**** Information shown

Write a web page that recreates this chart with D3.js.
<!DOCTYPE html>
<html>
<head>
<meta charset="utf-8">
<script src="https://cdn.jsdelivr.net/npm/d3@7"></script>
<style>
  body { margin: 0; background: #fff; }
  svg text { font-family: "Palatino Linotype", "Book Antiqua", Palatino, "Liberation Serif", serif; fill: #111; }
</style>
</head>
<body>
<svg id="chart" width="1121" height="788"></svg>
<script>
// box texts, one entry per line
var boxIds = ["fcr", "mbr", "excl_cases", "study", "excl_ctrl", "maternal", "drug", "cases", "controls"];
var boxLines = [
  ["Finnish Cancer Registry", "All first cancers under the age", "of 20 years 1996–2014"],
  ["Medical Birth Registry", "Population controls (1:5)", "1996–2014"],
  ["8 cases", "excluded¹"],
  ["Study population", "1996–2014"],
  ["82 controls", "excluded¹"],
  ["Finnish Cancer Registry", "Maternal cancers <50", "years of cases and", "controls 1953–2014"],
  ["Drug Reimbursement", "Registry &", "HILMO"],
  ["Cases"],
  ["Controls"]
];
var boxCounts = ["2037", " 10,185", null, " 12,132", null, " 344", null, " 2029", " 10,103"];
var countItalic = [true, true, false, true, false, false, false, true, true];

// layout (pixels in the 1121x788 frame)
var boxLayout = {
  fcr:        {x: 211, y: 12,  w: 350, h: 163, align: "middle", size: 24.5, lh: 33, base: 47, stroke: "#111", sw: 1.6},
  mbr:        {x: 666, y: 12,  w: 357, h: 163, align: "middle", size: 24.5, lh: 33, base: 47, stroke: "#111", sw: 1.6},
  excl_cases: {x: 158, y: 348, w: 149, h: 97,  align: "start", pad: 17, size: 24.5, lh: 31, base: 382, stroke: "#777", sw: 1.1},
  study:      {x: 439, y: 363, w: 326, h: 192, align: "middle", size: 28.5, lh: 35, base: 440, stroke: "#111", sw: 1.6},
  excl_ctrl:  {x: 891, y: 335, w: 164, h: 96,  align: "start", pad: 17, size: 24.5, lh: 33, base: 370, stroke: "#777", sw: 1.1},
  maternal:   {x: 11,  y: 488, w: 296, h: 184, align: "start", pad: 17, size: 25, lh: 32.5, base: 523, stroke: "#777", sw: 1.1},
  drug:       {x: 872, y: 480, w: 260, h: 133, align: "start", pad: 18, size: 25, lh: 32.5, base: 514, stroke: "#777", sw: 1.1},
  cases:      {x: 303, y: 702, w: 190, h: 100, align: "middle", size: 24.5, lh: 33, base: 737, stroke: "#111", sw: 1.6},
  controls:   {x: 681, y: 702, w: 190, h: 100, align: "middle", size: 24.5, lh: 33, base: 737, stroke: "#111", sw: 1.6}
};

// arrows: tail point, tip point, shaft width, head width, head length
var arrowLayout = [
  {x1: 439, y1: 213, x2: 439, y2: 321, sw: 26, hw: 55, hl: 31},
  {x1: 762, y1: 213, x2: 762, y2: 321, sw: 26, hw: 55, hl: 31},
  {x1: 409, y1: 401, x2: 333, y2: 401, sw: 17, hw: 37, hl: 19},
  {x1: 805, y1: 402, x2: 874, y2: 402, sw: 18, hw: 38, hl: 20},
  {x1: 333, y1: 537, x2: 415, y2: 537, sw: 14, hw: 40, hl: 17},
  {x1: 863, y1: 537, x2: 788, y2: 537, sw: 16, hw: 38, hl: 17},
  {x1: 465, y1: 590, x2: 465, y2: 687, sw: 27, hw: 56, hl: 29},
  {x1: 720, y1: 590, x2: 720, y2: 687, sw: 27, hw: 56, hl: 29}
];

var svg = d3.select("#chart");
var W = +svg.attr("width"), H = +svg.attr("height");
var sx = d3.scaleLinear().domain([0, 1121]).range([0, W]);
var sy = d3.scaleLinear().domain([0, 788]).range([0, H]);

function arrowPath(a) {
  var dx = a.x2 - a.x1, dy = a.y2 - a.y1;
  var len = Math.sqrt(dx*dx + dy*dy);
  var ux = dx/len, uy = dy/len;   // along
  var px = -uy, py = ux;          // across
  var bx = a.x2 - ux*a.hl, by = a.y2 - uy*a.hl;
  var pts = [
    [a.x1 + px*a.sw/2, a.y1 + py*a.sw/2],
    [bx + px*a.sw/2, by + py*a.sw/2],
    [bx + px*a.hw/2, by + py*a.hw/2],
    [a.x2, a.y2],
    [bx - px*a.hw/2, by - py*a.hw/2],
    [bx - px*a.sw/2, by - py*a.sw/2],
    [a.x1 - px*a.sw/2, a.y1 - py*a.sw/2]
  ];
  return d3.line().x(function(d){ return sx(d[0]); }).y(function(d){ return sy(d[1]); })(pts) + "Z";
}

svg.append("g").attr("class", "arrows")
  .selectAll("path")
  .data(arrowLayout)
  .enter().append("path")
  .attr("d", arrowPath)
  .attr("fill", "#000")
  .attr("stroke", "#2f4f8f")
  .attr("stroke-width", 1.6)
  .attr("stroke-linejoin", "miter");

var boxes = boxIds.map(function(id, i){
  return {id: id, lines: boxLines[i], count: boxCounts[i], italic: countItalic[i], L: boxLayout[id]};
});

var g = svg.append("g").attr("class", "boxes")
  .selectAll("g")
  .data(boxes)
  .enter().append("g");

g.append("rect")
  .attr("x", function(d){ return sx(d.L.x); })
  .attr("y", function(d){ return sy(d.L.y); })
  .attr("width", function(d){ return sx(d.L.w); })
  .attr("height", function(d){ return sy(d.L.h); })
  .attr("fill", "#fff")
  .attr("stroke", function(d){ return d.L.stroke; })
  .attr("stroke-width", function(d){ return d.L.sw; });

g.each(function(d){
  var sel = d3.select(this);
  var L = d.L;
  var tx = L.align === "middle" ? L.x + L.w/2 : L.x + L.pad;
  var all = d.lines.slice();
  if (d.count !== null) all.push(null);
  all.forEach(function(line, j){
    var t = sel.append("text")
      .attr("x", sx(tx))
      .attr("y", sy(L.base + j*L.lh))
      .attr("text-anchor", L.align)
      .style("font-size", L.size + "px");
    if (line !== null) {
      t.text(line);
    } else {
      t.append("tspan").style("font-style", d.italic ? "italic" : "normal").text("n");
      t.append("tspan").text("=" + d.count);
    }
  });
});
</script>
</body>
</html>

********

*Task directions*.
Reprint the data above from the opening line to the line holding "false, true, true];", inclusive, and nothing else.

*Result of this exercise*.
Write a web page that recreates this chart with D3.js.
<!DOCTYPE html>
<html>
<head>
<meta charset="utf-8">
<script src="https://cdn.jsdelivr.net/npm/d3@7"></script>
<style>
  body { margin: 0; background: #fff; }
  svg text { font-family: "Palatino Linotype", "Book Antiqua", Palatino, "Liberation Serif", serif; fill: #111; }
</style>
</head>
<body>
<svg id="chart" width="1121" height="788"></svg>
<script>
// box texts, one entry per line
var boxIds = ["fcr", "mbr", "excl_cases", "study", "excl_ctrl", "maternal", "drug", "cases", "controls"];
var boxLines = [
  ["Finnish Cancer Registry", "All first cancers under the age", "of 20 years 1996–2014"],
  ["Medical Birth Registry", "Population controls (1:5)", "1996–2014"],
  ["8 cases", "excluded¹"],
  ["Study population", "1996–2014"],
  ["82 controls", "excluded¹"],
  ["Finnish Cancer Registry", "Maternal cancers <50", "years of cases and", "controls 1953–2014"],
  ["Drug Reimbursement", "Registry &", "HILMO"],
  ["Cases"],
  ["Controls"]
];
var boxCounts = ["2037", " 10,185", null, " 12,132", null, " 344", null, " 2029", " 10,103"];
var countItalic = [true, true, false, true, false, false, false, true, true];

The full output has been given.